Word for word, extract the first line of the records below and each line after it, up to and including the line with "return CX + (px". Pictures are left out.

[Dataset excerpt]
* * * * *

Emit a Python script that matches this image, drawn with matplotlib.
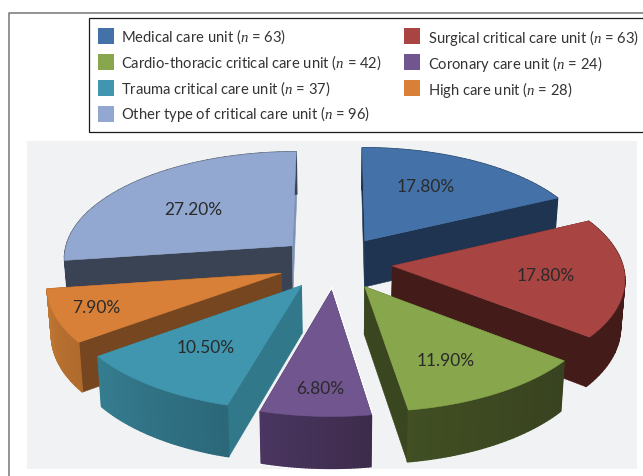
#! /usr/bin/env python3
# -*- coding: utf-8 -*-

import numpy as np
import matplotlib
matplotlib.use('Agg')
import matplotlib.pyplot as plt
from matplotlib.colors import to_rgb
from matplotlib.patches import Polygon, Rectangle

units = ['Medical care unit', 'Surgical critical care unit',
         'Cardio-thoracic critical care unit', 'Coronary care unit',
         'Trauma critical care unit', 'High care unit',
         'Other type of critical care unit']
counts = [63, 63, 42, 24, 37, 28, 96]
percents = [17.8, 17.8, 11.9, 6.8, 10.5, 7.9, 27.2]

top_colors = ['#4472A8', '#A84442', '#88A64C', '#70558F', '#3F96AE', '#D98038', '#92A8D0']
start_side = ['#1E3450', '#431B18', '#3A4620', '#45325A', '#30788A', '#764620', '#3A4354']
end_side = ['#1E3450', '#431B18', '#3A4620', '#45325A', '#30788A', '#764620', '#7F92B3']
outer_start = ['#1E3450', '#431B18', '#38421F', '#3D2B4B', '#2B6779', '#B06A2C', '#3A4354']
outer_end = ['#1E3450', '#431B18', '#414F23', '#4A3661', '#367D90', '#BE7632', '#3A4354']
label_radius = [0.52, 0.67, 0.66, 0.78, 0.65, 0.88, 0.57]
label_nudge = [(3, -12), (-2, 1), (-4, 5), (1, 2), (-2, -2), (13, -4), (-7, 1)]
draw_order = [6, 0, 5, 1, 4, 2, 3]

CX, CY = 335, 264
EXPLODE = 0.25
DEPTH = 47


def project(x, y):
    # y grows towards the viewer, front of the pie is a bit bigger
    s = 1 / (1 - 0.103 * y)
    return CX + 230 * x * s, CY + 107 * y * s


def drop(px, py, y):
    return CX + (px - CX) * 0.985, py + DEPTH + 4 * y


def blend(c1, c2, f):
    a, b = np.array(to_rgb(c1)), np.array(to_rgb(c2))
    return a + (b - a) * f


def poly(ax, pts, color, z, lw=0.4):
    ax.add_patch(Polygon(pts, closed=True, fc=color, ec=color, lw=lw, zorder=z))


def draw_slice(ax, i, t0, t1, z):
    mid = (t0 + t1) / 2
    ox, oy = EXPLODE * np.sin(mid), -EXPLODE * np.cos(mid)
    ts = np.linspace(t0, t1, 40)
    wx = np.r_[ox, ox + np.sin(ts)]
    wy = np.r_[oy, oy - np.cos(ts)]
    px, py = project(wx, wy)
    bx, by = drop(px, py, wy)

    if i == 3:
        # thin white rim around the coronary slice
        rim = np.c_[np.r_[bx[1:], px[0], px[1:]], np.r_[by[1:], py[0], py[1:]]]
        ax.add_patch(Polygon(rim, closed=True, fc='white', ec='white', lw=2.4, zorder=z))

    for k, color in ((1, start_side[i]), (len(ts), end_side[i])):
        pts = [(px[0], py[0]), (px[k], py[k]), (bx[k], by[k]), (bx[0], by[0])]
        poly(ax, pts, color, z)
    for k in range(1, len(ts)):
        pts = [(px[k], py[k]), (px[k + 1], py[k + 1]), (bx[k + 1], by[k + 1]), (bx[k], by[k])]
        poly(ax, pts, blend(outer_start[i], outer_end[i], k / len(ts)), z, lw=1.0)
    poly(ax, np.c_[px, py], top_colors[i], z + 0.5)

    lx, ly = project(ox + label_radius[i] * np.sin(mid), oy - label_radius[i] * np.cos(mid))
    ax.text(lx + label_nudge[i][0], ly + label_nudge[i][1], '%.2f%%' % percents[i],
            ha='center', va='center', fontsize=12.5, color='#2A2A2A', zorder=50)


def draw_legend(ax):
    ax.add_patch(Rectangle((89, 19), 560, 114, fc='white', ec='#1A1A1A', lw=0.9, zorder=2))
    rows = [(0, 98, 121, 29), (1, 404, 428, 29), (2, 98, 121, 55), (3, 404, 428, 55),
            (4, 98, 121, 81), (5, 404, 428, 81), (6, 98, 121, 107)]
    for i, sx, tx, sy in rows:
        ax.add_patch(Rectangle((sx, sy), 16, 16, fc=top_colors[i], ec='none', zorder=3))
        off = 1 if sx > 100 else -1
        ax.text(tx, sy + 8.5 + off, r'%s ($\mathit{n}$ = %d)' % (units[i], counts[i]),
                ha='left', va='center', fontsize=10.6, color='#333333', zorder=3)


def main():
    plt.rcParams['font.family'] = ['Lato', 'DejaVu Sans']
    plt.rcParams['mathtext.fontset'] = 'custom'
    plt.rcParams['mathtext.it'] = 'Liberation Serif:italic'
    plt.rcParams['mathtext.rm'] = 'Lato'

    fig = plt.figure(figsize=(6.43, 4.77), dpi=100)
    ax = fig.add_axes([0, 0, 1, 1])
    ax.set_xlim(0, 643)
    ax.set_ylim(477, 0)
    ax.axis('off')

    # chart frame, open at the right and the bottom
    ax.plot([8.5, 8.5, 643], [477, 13.5, 13.5], color='#808080', lw=1.2, zorder=1)
    ax.add_patch(Rectangle((27, 142), 610, 328, fc='#F1F2F4', ec='none', zorder=1))
    draw_legend(ax)

    edges = np.r_[0, np.cumsum(percents)] / np.sum(percents) * 2 * np.pi
    for z, i in enumerate(draw_order):
        draw_slice(ax, i, edges[i], edges[i + 1], 10 + z)

    fig.savefig('out.png', dpi=100)


if __name__ == '__main__':
    main()
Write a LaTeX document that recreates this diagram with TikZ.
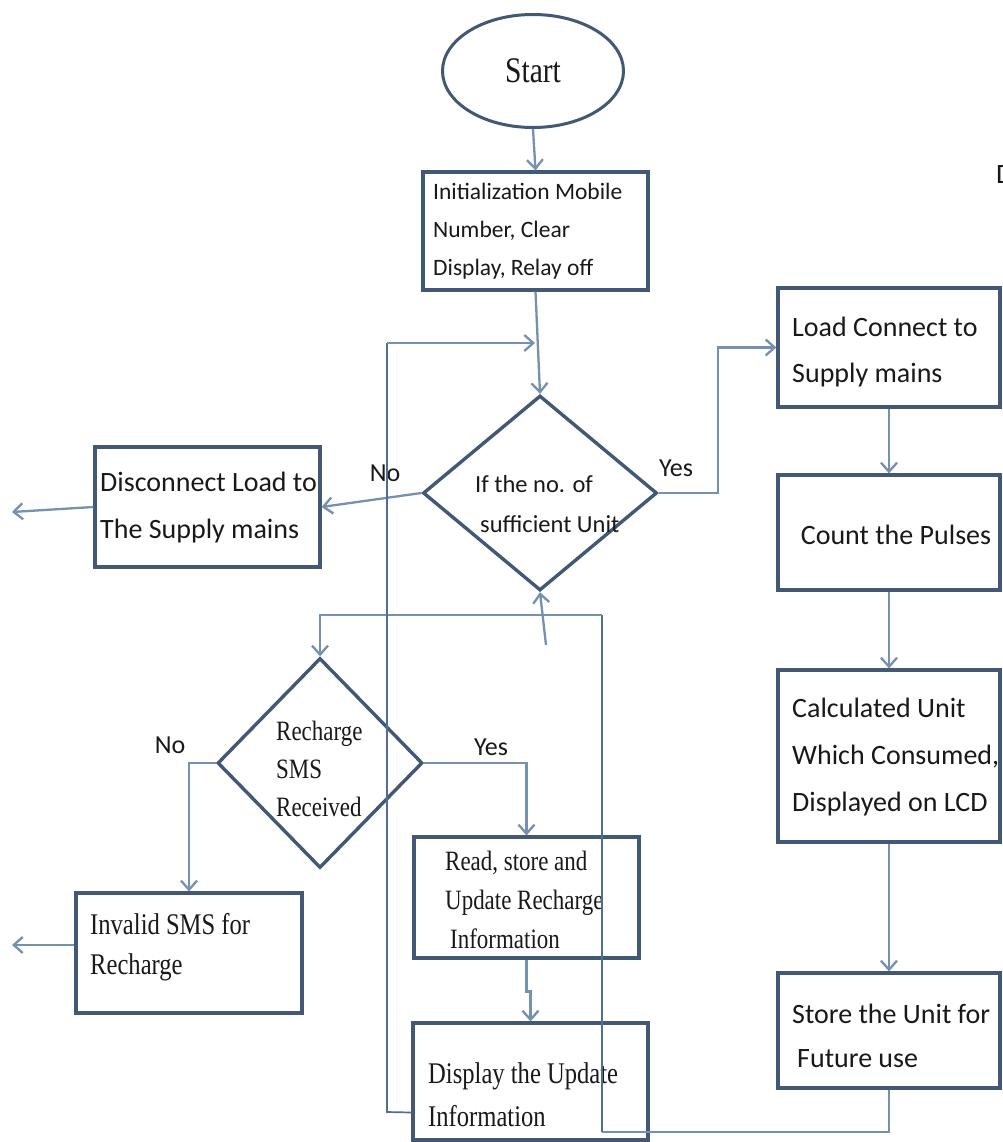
\documentclass[tikz,border=0pt]{standalone}
\usepackage{fontspec}
\setmainfont{Carlito}
\newfontfamily\tms[FakeStretch=0.82]{Liberation Serif}
\usetikzlibrary{shapes.geometric,arrows.meta}
\definecolor{boxc}{HTML}{435875}
\definecolor{linec}{HTML}{7690B0}
\definecolor{loopc}{HTML}{4F6D96}
\begin{document}
\begin{tikzpicture}[x=1pt,y=-1pt,
  box/.style={draw=boxc,line width=3.2pt,inner sep=0pt},
  dia/.style={draw=boxc,line width=3.4pt,diamond,inner sep=0pt},
  ctext/.style={anchor=west,align=left,inner sep=0pt,text=black!90},
  ttext/.style={anchor=west,align=left,inner sep=0pt,text=black!90},
  lab/.style={inner sep=0pt,text=black!90,font=\fontsize{26}{30}\selectfont},
  conn/.style={draw=linec,line width=2.3pt},
  loopl/.style={draw=loopc,line width=1.7pt},
  tip/.style={-{Straight Barb[length=9pt,width=16pt]}}]
\fill[white] (0,0) rectangle (1002,1142);
\useasboundingbox (0,0) rectangle (1002,1142);

% Start
\node[draw=boxc,line width=3pt,ellipse,minimum width=181pt,minimum height=113pt,inner sep=0pt,
  font=\tms\fontsize{36}{40}\selectfont,text=black!90] (start) at (533,71) {\raisebox{-8pt}{Start}};

% Boxes
\node[box,minimum width=225pt,minimum height=118pt] (init) at (535.5,231) {};
\node[ctext,font=\fontsize{23.5}{38}\selectfont] (initT) at (433,231) {Initialization Mobile\\Number, Clear\\Display, Relay off};

\node[box,minimum width=222pt,minimum height=119pt] (load) at (889,347.5) {};
\node[ctext,font=\fontsize{28}{46}\selectfont] (loadT) at (792,352) {Load Connect to\\Supply mains};

\node[box,minimum width=222pt,minimum height=115pt] (count) at (889,532.5) {};
\node[inner sep=0pt,text=black!90,font=\fontsize{28}{46}\selectfont] (countT) at (896,535) {Count the Pulses};

\node[box,minimum width=222pt,minimum height=172pt] (calc) at (889,756) {};
\node[ctext,font=\fontsize{28}{47}\selectfont] (calcT) at (792,757) {Calculated Unit\\Which Consumed,\\Displayed on LCD};

\node[box,minimum width=222pt,minimum height=115pt] (store) at (889,1030.5) {};
\node[ctext,font=\fontsize{28}{44}\selectfont] (storeT) at (792,1036) {Store the Unit for\\\hspace{5pt}Future use};

\node[box,minimum width=225pt,minimum height=120pt] (disc) at (207.5,507) {};
\node[ctext,font=\fontsize{28}{47}\selectfont] (discT) at (100,508) {Disconnect Load to\\The Supply mains};

\node[box,minimum width=226pt,minimum height=120pt] (inv) at (189,953) {};
\node[ttext,font=\tms\fontsize{30}{40}\selectfont] (invT) at (90,947) {Invalid SMS for\\Recharge};

\node[box,minimum width=225pt,minimum height=121pt] (read) at (526.5,897.5) {};
\node[ttext,font=\tms\fontsize{28}{39}\selectfont] (readT) at (445,900) {Read, store and\\Update Recharge\\\hspace{5pt}Information};

\node[box,minimum width=235pt,minimum height=117pt] (disp) at (530.5,1081.5) {};
\node[ttext,font=\tms\fontsize{30}{43}\selectfont] (dispT) at (428,1095) {Display the Update\\Information};

% Diamonds
\node[dia,minimum width=234pt,minimum height=195pt] (d1) at (540,493) {};
\node[ctext,font=\fontsize{24.5}{40}\selectfont] (d1T) at (475,504) {If the no. of\\\hspace{5pt}sufficient Unit};

\node[dia,minimum width=205pt,minimum height=210pt] (d2) at (320,763) {};
\node[ttext,font=\tms\fontsize{28}{38}\selectfont] (d2T) at (276,769) {Recharge\\SMS\\Received};

% Labels
\node[lab] (no1) at (385,473) {No};
\node[lab] (yes1) at (676,468) {Yes};
\node[lab] (no2) at (170,745) {No};
\node[lab] (yes2) at (491,747) {Yes};
\node[anchor=west,inner sep=0pt,text=black!90,font=\fontsize{28}{34}\selectfont] (dcut) at (996,175) {D};

% Coordinates
\coordinate (yk) at (718,493);
\coordinate (discEnd) at (12,512);
\coordinate (invEnd) at (12,945);
\coordinate (stub) at (546,645);
\coordinate (bl) at (602,1132);
\coordinate (tl) at (602,615);
\coordinate (lp1) at (387,1112);
\coordinate (lp2) at (387,343);
\coordinate (lpEnd) at (535,343);

% Connectors
\draw[conn,tip] (start.south) -- (init.north);
\draw[conn,tip] (init.south) -- (d1.north);
\draw[conn,tip] (d1.west) -- (disc.east);
\draw[conn,tip] (disc.west) -- (discEnd);
\draw[conn,tip] (d1.east) -- (yk) |- (load.west);
\draw[conn,tip] (load.south) -- (count.north);
\draw[conn,tip] (count.south) -- (calc.north);
\draw[conn,tip] (calc.south) -- (store.north);
\draw[conn] (store.south) |- (bl);
\draw[loopl] (bl) -- (tl);
\draw[conn,tip] (tl) -| (d2.north);
\draw[conn,tip] (stub) -- (d1.south);
\draw[conn,tip] (d2.west) -| (inv.north);
\draw[conn,tip] ([yshift=8pt]inv.west) -- (invEnd);
\draw[conn,tip] (d2.east) -| (read.north);
\draw[conn,tip] (read.south) -- ++(0,32) -| (disp.north);
\draw[loopl] ([yshift=-31pt]disp.west) -- (lp1) -- (lp2);
\draw[conn,tip] (lp2) -- (lpEnd);
\end{tikzpicture}
\end{document}
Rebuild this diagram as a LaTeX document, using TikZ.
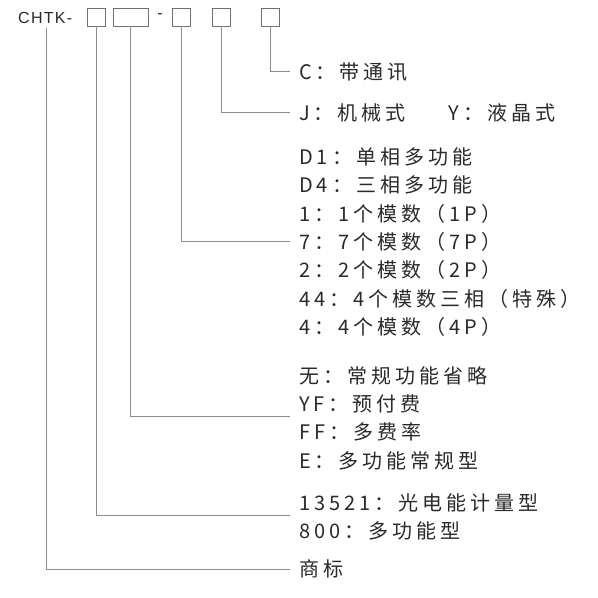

* * * * *

▶ [RESULT FOR THIS TASK]:
Emit a Python script that matches this image, drawn with matplotlib.
#! /usr/bin/env python3
# -*- coding: utf-8 -*-

import numpy as np
import matplotlib
matplotlib.use('Agg')
import matplotlib.pyplot as plt
from matplotlib.colors import to_rgb
from matplotlib.patches import Polygon, Rectangle

units = ['Medical care unit', 'Surgical critical care unit',
         'Cardio-thoracic critical care unit', 'Coronary care unit',
         'Trauma critical care unit', 'High care unit',
         'Other type of critical care unit']
counts = [63, 63, 42, 24, 37, 28, 96]
percents = [17.8, 17.8, 11.9, 6.8, 10.5, 7.9, 27.2]

top_colors = ['#4472A8', '#A84442', '#88A64C', '#70558F', '#3F96AE', '#D98038', '#92A8D0']
start_side = ['#1E3450', '#431B18', '#3A4620', '#45325A', '#30788A', '#764620', '#3A4354']
end_side = ['#1E3450', '#431B18', '#3A4620', '#45325A', '#30788A', '#764620', '#7F92B3']
outer_start = ['#1E3450', '#431B18', '#38421F', '#3D2B4B', '#2B6779', '#B06A2C', '#3A4354']
outer_end = ['#1E3450', '#431B18', '#414F23', '#4A3661', '#367D90', '#BE7632', '#3A4354']
label_radius = [0.52, 0.67, 0.66, 0.78, 0.65, 0.88, 0.57]
label_nudge = [(3, -12), (-2, 1), (-4, 5), (1, 2), (-2, -2), (13, -4), (-7, 1)]
draw_order = [6, 0, 5, 1, 4, 2, 3]

CX, CY = 335, 264
EXPLODE = 0.25
DEPTH = 47


def project(x, y):
    # y grows towards the viewer, front of the pie is a bit bigger
    s = 1 / (1 - 0.103 * y)
    return CX + 230 * x * s, CY + 107 * y * s


def drop(px, py, y):
    return CX + (px - CX) * 0.985, py + DEPTH + 4 * y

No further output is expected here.